Sustainability reporting is evolving rapidly, yet one concept continues to stand out as a cornerstone of high-quality disclosure: double materiality. As global standard-setters and jurisdictions align around this approach, it’s clear that double materiality is not just a European trend but a global imperative. Let’s dive into why this matters and what it means for the future of sustainability reporting.
What is Double Materiality?
Double materiality is a framework that requires companies to assess and report on two key dimensions:
Impact Materiality: How a company’s operations affect the environment, society, and stakeholders.
Financial Materiality: How sustainability-related risks and opportunities impact the company’s financial performance.
This dual lens ensures a comprehensive view of a company’s sustainability performance, balancing stakeholder interests with financial realities.
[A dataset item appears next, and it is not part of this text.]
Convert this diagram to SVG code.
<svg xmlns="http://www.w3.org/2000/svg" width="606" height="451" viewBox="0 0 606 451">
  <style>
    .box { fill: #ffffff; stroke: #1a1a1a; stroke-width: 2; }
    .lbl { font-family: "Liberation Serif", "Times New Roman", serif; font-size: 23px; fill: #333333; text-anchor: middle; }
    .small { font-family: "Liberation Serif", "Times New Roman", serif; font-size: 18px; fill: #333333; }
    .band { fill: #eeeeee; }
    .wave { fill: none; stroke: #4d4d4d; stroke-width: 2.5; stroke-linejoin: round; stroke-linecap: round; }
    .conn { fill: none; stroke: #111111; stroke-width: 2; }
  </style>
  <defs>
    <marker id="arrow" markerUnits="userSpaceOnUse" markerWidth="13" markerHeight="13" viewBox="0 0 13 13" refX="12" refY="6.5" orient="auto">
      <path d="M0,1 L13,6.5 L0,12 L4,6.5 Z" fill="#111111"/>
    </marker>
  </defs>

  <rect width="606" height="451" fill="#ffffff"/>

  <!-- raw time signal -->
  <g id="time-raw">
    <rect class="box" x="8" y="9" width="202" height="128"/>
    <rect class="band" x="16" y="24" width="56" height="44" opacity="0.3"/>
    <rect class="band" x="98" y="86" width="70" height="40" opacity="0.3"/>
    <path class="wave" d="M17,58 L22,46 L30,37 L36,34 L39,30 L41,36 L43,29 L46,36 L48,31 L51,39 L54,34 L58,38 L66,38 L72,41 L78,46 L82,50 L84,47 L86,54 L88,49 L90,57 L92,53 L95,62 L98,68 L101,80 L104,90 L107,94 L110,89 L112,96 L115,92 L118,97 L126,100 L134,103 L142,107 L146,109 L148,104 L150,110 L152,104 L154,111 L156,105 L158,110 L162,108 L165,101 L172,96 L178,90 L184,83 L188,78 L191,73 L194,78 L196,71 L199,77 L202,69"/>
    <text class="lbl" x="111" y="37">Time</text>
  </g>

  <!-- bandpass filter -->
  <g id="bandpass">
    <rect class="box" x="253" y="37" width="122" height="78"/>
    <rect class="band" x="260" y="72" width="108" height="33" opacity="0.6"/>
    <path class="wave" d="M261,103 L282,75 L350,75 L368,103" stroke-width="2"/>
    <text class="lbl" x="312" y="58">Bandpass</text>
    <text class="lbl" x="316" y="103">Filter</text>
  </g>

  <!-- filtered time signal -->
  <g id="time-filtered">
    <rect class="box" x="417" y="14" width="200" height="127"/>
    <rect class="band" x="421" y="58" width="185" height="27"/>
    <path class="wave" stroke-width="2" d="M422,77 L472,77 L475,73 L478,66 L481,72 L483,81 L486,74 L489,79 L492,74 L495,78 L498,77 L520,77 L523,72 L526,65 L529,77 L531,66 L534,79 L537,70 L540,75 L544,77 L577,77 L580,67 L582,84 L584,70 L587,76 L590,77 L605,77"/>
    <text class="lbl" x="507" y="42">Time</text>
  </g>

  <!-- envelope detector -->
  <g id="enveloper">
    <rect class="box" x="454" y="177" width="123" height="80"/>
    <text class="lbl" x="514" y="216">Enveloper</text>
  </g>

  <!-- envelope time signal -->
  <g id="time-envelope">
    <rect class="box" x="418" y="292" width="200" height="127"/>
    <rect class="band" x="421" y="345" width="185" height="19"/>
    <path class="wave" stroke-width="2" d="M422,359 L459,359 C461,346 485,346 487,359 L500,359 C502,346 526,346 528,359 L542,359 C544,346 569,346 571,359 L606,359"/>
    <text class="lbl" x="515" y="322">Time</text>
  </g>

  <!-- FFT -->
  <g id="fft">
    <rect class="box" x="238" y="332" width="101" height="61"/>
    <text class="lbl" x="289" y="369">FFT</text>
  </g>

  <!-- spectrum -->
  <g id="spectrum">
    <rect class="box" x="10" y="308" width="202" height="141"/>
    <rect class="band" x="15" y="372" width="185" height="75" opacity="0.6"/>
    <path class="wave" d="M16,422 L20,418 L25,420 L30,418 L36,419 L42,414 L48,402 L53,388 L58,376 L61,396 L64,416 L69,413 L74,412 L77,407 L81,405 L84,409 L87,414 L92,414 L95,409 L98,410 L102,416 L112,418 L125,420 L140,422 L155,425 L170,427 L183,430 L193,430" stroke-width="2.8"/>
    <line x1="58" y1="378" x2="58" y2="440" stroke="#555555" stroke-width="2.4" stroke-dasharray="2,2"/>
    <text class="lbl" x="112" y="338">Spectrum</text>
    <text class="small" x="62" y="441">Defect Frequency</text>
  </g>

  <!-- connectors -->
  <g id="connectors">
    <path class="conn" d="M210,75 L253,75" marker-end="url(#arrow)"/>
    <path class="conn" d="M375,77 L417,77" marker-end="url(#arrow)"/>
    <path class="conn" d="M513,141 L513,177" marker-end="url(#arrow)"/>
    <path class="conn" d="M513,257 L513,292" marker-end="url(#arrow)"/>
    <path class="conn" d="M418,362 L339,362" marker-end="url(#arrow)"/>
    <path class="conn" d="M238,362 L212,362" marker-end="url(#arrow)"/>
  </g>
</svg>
The Debate: Double vs. Single Materiality
Recently, rumors have swirled that the EU’s upcoming Omnibus package might dilute the Corporate Sustainability Reporting Directive (CSRD) by shifting from double to single (financial) materiality. However, global leaders and standard setters pushed back, arguing that abandoning double materiality would be a step backward.
Emmanuel Faber, Chair of the International Sustainability Standards Board (ISSB), emphasized that there is “no reason to abandon double materiality.” He prefers the term “multi-stakeholder reporting,” which reflects the diverse dialogues and perspectives involved in sustainability reporting.
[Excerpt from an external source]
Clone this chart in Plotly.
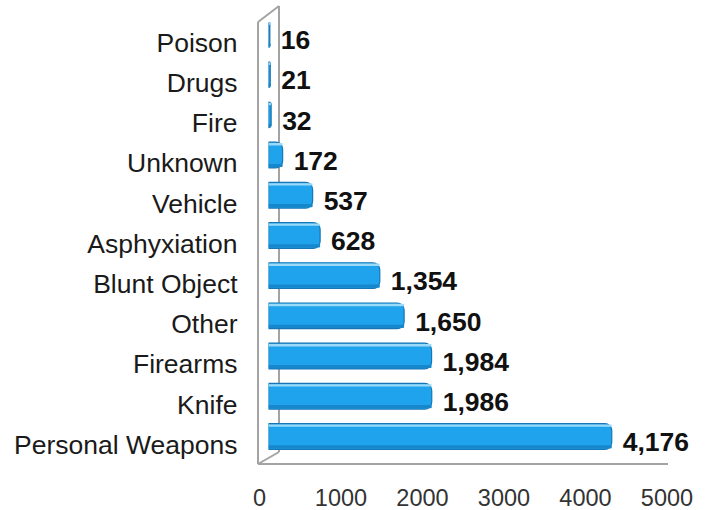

Faber highlighted that over 35 jurisdictions worldwide have committed to adopting ISSB Standards, with many strategically collaborating with the Global Reporting Initiative (GRI) to integrate multi-stakeholder reporting. This partnership allows companies to assess both their impacts (GRI) and financial risks and opportunities (ISSB) seamlessly.
A Global Movement Toward Double Materiality
The momentum behind double materiality is undeniable, and its adoption is accelerating globally. According to the S&P Global Corporate Sustainability Assessment (CSA) 2024, 48% of assessed companies worldwide now base their sustainability reporting on the principle of double materiality. This growing adoption underscores its importance as a best practice for corporate transparency and accountability.
Key insights from the CSA reveal how companies are operationalizing double materiality:
- 67% of companies publicly disclose their materiality determination process.
- Of those, 78% involve external stakeholders in the process, recognizing the critical role of diverse perspectives in identifying material issues.
- 70% use a materiality matrix to prioritize and visualize their sustainability topics.
- 45% secure board or management endorsement for their material issues, highlighting moderate leadership buy-in.
- However, only 15% currently verify their materiality process through third-party assurance, a practice likely to increase due to CSRD’s assurance requirements.
These trends reflect a broader shift toward transparency, stakeholder engagement, and accountability in sustainability reporting. Companies are increasingly recognizing that double materiality is not just a compliance exercise but a strategic tool for understanding risks, opportunities, and impacts.
Why Double Materiality Matters
Last month, GRI urged the EU to maintain double materiality as the foundation of the CSRD, citing its ability to:
- Drive high-quality sustainability reporting.
- Strengthen Europe’s competitiveness in the global market.
- Support the European Green Deal by enabling companies to better navigate risks and deliver on sustainability goals.
When on 26 February the European Commissions released its Omnibus proposal, it became clear that the efforts to highlight the importance of double materiality paid off. Double materiality remains at the core of the CSRD.
What’s more, the rest of the world (those outside the EU) continue to steadily recognise the importance of double materiality and are using the CSRD DMA process in combination with the GRI+ISSB standards as their solution.
What Should Companies Do Next?
For businesses looking to stay ahead in this evolving landscape, here are key actions to consider:
- Adopt Double Materiality Fully: Whether through CSRD or a GRI+ISSB approach, embrace the dual lens of impact and financial materiality.
- Disclose the Materiality Process: Provide granular details about how material issues are identified, prioritized, and validated.
- Enhance Stakeholder Engagement: Involve a diverse range of stakeholders, including marginalized or underrepresented groups, to ensure a comprehensive understanding of material issues.
- Strengthen Governance: Secure leadership buy-in and board endorsement for material topics to align sustainability efforts with strategic goals.
- Integrate with Risk Management: Link materiality processes with enterprise risk management (ERM) to create a holistic view of risks and opportunities.
- Invest in Tools and Verification: Use advanced tools to monitor material issues continuously and consider third-party verification to enhance credibility.
Double materiality is more than a reporting requirement—it’s a strategic tool for building trust, managing risks, and driving sustainable growth. Both the EU and the rest of the world are embracing double materiality as the gold standard for sustainability reporting.
As businesses and regulators navigate this evolving landscape, one thing is clear: double materiality is here to stay.